Le faible niveau d’eau des rivières l’été dernier a cependant forcé son équipe à faire ses relevés… à vélo! Une anecdote qui en dit long sur les pressions que subissent ces milieux. Le débit de la rivière Saint-François devrait ainsi chuter d’au moins 20 % en saison estivale d’ici 30 ans, selon l’Atlas hydroclimatique du Québec méridional. « Même si on ne dispose pas de données historiques pour l’affirmer avec certitude, on peut se risquer à pointer du doigt les changements climatiques pour expliquer ces métamorphoses », souligne Nicolas Pinceloup, agent de projet en adaptation aux changements climatiques au Bureau du Ndakina et coordonnateur d’Érosion.

Ce n’est qu’un début

Le projet Érosion devrait se poursuivre. L’équipe du Bureau du Ndakina pourrait par exemple mener des fouilles sur les sites archéologiques les plus menacés – dont certains datent de 12 000 ans. « On parle pour l’instant d’une dizaine de sites sur la rivière Saint-François et d’une poignée sur la rivière Bécancour », précise Geneviève Treyvaud. Les fiches élaborées seront mises à jour tous les ans dans le but de suivre de près la situation et d’agir en conséquence, particulièrement si l’érosion gagne du terrain.

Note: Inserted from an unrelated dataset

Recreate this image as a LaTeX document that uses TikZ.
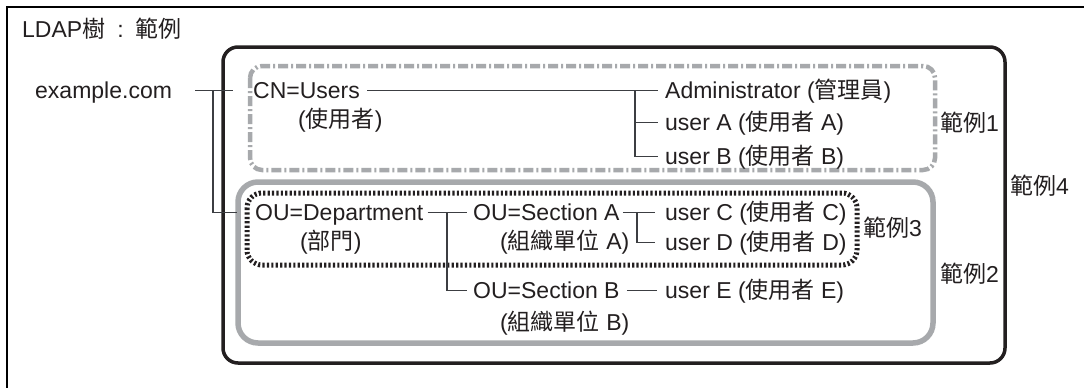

Surtout, le projet Érosion sera vraisemblablement étendu à d’autres cours d’eau d’importance pour les Wôbanakiak, soit les rivières Yamaska, Nicolet et Chaudière. « Nous sommes en discussion avec nos partenaires, dont les organismes de bassins versants concernés », révèle Nicolas Pinceloup, sans toutefois avancer d’échéancier. L’approche, assez unique en son genre, pourrait même faire des petits ailleurs au Québec, voire au Canada. « Les Malécites, présents dans le Bas-Saint-Laurent, sont notamment intéressés », confirme Geneviève Treyvaud. L’érosion, après tout, ne connaît pas de frontières.